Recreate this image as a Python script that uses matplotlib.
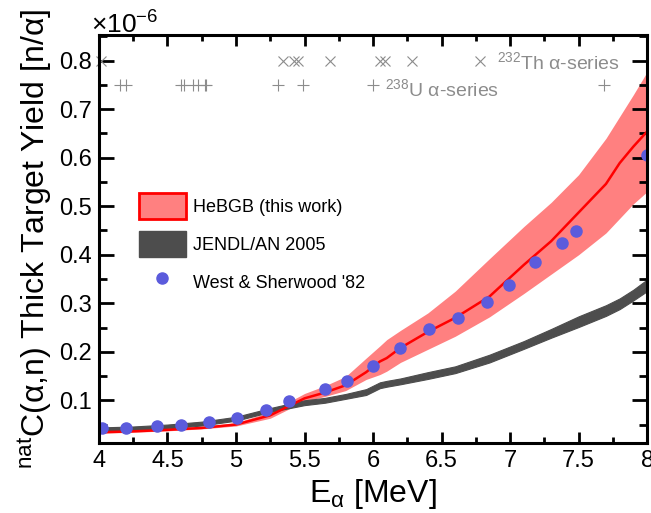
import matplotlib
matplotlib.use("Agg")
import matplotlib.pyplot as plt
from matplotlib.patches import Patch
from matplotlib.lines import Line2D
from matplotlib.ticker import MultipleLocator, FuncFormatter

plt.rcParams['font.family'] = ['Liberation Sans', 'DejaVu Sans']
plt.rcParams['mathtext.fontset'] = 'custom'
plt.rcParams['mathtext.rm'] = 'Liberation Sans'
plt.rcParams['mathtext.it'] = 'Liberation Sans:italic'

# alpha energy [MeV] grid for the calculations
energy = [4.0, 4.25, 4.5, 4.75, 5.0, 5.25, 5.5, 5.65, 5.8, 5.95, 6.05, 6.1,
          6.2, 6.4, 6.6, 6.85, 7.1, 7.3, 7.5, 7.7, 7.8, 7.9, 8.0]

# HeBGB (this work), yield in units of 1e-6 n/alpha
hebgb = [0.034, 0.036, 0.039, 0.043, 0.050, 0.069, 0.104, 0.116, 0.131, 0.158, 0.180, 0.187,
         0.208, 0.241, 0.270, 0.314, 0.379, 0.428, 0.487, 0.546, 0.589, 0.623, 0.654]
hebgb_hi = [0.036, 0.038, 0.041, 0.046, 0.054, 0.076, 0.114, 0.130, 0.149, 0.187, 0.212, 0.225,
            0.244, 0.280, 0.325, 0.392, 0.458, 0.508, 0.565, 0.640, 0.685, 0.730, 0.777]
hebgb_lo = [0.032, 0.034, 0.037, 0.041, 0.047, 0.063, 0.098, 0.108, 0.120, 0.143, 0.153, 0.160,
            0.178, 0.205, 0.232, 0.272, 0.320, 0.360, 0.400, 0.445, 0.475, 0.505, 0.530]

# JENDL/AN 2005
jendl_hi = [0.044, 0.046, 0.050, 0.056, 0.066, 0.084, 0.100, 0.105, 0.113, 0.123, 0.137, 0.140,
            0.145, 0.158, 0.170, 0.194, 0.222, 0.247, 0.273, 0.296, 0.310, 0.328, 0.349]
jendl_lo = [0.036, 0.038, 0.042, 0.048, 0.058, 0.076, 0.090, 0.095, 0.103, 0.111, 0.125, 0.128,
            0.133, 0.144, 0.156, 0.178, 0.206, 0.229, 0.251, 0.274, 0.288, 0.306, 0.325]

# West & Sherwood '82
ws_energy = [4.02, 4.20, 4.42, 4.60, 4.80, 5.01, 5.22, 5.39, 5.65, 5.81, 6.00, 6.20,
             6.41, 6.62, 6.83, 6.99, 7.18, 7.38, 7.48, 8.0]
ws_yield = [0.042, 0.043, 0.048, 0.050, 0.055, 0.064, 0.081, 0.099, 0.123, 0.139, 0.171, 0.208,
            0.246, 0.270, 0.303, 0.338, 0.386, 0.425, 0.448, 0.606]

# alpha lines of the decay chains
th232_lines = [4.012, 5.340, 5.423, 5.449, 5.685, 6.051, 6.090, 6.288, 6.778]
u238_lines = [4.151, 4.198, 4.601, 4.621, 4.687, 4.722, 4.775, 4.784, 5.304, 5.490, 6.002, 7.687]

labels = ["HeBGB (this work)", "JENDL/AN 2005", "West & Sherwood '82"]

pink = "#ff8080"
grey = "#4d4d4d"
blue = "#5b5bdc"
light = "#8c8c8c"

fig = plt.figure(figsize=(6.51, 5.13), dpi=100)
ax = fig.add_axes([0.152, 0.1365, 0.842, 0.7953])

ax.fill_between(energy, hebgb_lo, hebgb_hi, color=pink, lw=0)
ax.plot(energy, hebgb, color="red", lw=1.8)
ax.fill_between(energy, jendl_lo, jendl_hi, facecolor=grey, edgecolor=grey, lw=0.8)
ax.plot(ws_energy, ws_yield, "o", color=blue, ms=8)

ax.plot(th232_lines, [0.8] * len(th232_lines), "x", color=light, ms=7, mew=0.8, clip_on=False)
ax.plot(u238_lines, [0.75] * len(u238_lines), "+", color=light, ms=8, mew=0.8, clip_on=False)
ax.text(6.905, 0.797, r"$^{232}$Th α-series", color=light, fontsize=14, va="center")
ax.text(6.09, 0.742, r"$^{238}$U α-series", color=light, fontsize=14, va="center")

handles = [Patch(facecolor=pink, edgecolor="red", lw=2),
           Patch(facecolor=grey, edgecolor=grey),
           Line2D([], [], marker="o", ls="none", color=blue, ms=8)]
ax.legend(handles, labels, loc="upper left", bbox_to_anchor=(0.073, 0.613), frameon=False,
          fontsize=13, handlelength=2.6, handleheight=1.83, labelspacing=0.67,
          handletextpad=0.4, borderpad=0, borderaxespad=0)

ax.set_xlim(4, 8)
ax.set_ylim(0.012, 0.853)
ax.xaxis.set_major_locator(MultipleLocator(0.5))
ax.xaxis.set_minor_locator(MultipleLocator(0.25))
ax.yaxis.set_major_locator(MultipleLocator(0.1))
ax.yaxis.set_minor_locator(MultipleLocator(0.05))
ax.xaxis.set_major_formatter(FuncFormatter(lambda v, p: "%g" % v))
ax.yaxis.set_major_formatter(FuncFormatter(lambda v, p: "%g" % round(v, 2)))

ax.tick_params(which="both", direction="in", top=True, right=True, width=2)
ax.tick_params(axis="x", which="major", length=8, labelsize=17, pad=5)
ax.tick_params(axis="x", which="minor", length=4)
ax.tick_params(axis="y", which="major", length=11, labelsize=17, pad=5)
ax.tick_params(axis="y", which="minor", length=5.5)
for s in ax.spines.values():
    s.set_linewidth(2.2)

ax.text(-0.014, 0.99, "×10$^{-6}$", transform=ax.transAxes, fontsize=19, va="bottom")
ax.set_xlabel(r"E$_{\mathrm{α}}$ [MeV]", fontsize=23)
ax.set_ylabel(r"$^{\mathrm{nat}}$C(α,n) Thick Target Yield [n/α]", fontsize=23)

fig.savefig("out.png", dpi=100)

▶ _Work to complete_: Would you set down the listing exactly, omitting pictures?

▶ _Task answer_:
Recreate this image as a Python script that uses matplotlib.
import matplotlib
matplotlib.use("Agg")
import matplotlib.pyplot as plt
from matplotlib.patches import Patch
from matplotlib.lines import Line2D
from matplotlib.ticker import MultipleLocator, FuncFormatter

plt.rcParams['font.family'] = ['Liberation Sans', 'DejaVu Sans']
plt.rcParams['mathtext.fontset'] = 'custom'
plt.rcParams['mathtext.rm'] = 'Liberation Sans'
plt.rcParams['mathtext.it'] = 'Liberation Sans:italic'

# alpha energy [MeV] grid for the calculations
energy = [4.0, 4.25, 4.5, 4.75, 5.0, 5.25, 5.5, 5.65, 5.8, 5.95, 6.05, 6.1,
          6.2, 6.4, 6.6, 6.85, 7.1, 7.3, 7.5, 7.7, 7.8, 7.9, 8.0]

# HeBGB (this work), yield in units of 1e-6 n/alpha
hebgb = [0.034, 0.036, 0.039, 0.043, 0.050, 0.069, 0.104, 0.116, 0.131, 0.158, 0.180, 0.187,
         0.208, 0.241, 0.270, 0.314, 0.379, 0.428, 0.487, 0.546, 0.589, 0.623, 0.654]
hebgb_hi = [0.036, 0.038, 0.041, 0.046, 0.054, 0.076, 0.114, 0.130, 0.149, 0.187, 0.212, 0.225,
            0.244, 0.280, 0.325, 0.392, 0.458, 0.508, 0.565, 0.640, 0.685, 0.730, 0.777]
hebgb_lo = [0.032, 0.034, 0.037, 0.041, 0.047, 0.063, 0.098, 0.108, 0.120, 0.143, 0.153, 0.160,
            0.178, 0.205, 0.232, 0.272, 0.320, 0.360, 0.400, 0.445, 0.475, 0.505, 0.530]

# JENDL/AN 2005
jendl_hi = [0.044, 0.046, 0.050, 0.056, 0.066, 0.084, 0.100, 0.105, 0.113, 0.123, 0.137, 0.140,
            0.145, 0.158, 0.170, 0.194, 0.222, 0.247, 0.273, 0.296, 0.310, 0.328, 0.349]
jendl_lo = [0.036, 0.038, 0.042, 0.048, 0.058, 0.076, 0.090, 0.095, 0.103, 0.111, 0.125, 0.128,
            0.133, 0.144, 0.156, 0.178, 0.206, 0.229, 0.251, 0.274, 0.288, 0.306, 0.325]

# West & Sherwood '82
ws_energy = [4.02, 4.20, 4.42, 4.60, 4.80, 5.01, 5.22, 5.39, 5.65, 5.81, 6.00, 6.20,
             6.41, 6.62, 6.83, 6.99, 7.18, 7.38, 7.48, 8.0]
ws_yield = [0.042, 0.043, 0.048, 0.050, 0.055, 0.064, 0.081, 0.099, 0.123, 0.139, 0.171, 0.208,
            0.246, 0.270, 0.303, 0.338, 0.386, 0.425, 0.448, 0.606]

# alpha lines of the decay chains
th232_lines = [4.012, 5.340, 5.423, 5.449, 5.685, 6.051, 6.090, 6.288, 6.778]
u238_lines = [4.151, 4.198, 4.601, 4.621, 4.687, 4.722, 4.775, 4.784, 5.304, 5.490, 6.002, 7.687]

labels = ["HeBGB (this work)", "JENDL/AN 2005", "West & Sherwood '82"]

pink = "#ff8080"
grey = "#4d4d4d"
blue = "#5b5bdc"
light = "#8c8c8c"

fig = plt.figure(figsize=(6.51, 5.13), dpi=100)
ax = fig.add_axes([0.152, 0.1365, 0.842, 0.7953])

ax.fill_between(energy, hebgb_lo, hebgb_hi, color=pink, lw=0)
ax.plot(energy, hebgb, color="red", lw=1.8)
ax.fill_between(energy, jendl_lo, jendl_hi, facecolor=grey, edgecolor=grey, lw=0.8)
ax.plot(ws_energy, ws_yield, "o", color=blue, ms=8)

ax.plot(th232_lines, [0.8] * len(th232_lines), "x", color=light, ms=7, mew=0.8, clip_on=False)
ax.plot(u238_lines, [0.75] * len(u238_lines), "+", color=light, ms=8, mew=0.8, clip_on=False)
ax.text(6.905, 0.797, r"$^{232}$Th α-series", color=light, fontsize=14, va="center")
ax.text(6.09, 0.742, r"$^{238}$U α-series", color=light, fontsize=14, va="center")

handles = [Patch(facecolor=pink, edgecolor="red", lw=2),
           Patch(facecolor=grey, edgecolor=grey),
           Line2D([], [], marker="o", ls="none", color=blue, ms=8)]
ax.legend(handles, labels, loc="upper left", bbox_to_anchor=(0.073, 0.613), frameon=False,
          fontsize=13, handlelength=2.6, handleheight=1.83, labelspacing=0.67,
          handletextpad=0.4, borderpad=0, borderaxespad=0)

ax.set_xlim(4, 8)
ax.set_ylim(0.012, 0.853)
ax.xaxis.set_major_locator(MultipleLocator(0.5))
ax.xaxis.set_minor_locator(MultipleLocator(0.25))
ax.yaxis.set_major_locator(MultipleLocator(0.1))
ax.yaxis.set_minor_locator(MultipleLocator(0.05))
ax.xaxis.set_major_formatter(FuncFormatter(lambda v, p: "%g" % v))
ax.yaxis.set_major_formatter(FuncFormatter(lambda v, p: "%g" % round(v, 2)))

ax.tick_params(which="both", direction="in", top=True, right=True, width=2)
ax.tick_params(axis="x", which="major", length=8, labelsize=17, pad=5)
ax.tick_params(axis="x", which="minor", length=4)
ax.tick_params(axis="y", which="major", length=11, labelsize=17, pad=5)
ax.tick_params(axis="y", which="minor", length=5.5)
for s in ax.spines.values():
    s.set_linewidth(2.2)

ax.text(-0.014, 0.99, "×10$^{-6}$", transform=ax.transAxes, fontsize=19, va="bottom")
ax.set_xlabel(r"E$_{\mathrm{α}}$ [MeV]", fontsize=23)
ax.set_ylabel(r"$^{\mathrm{nat}}$C(α,n) Thick Target Yield [n/α]", fontsize=23)

fig.savefig("out.png", dpi=100)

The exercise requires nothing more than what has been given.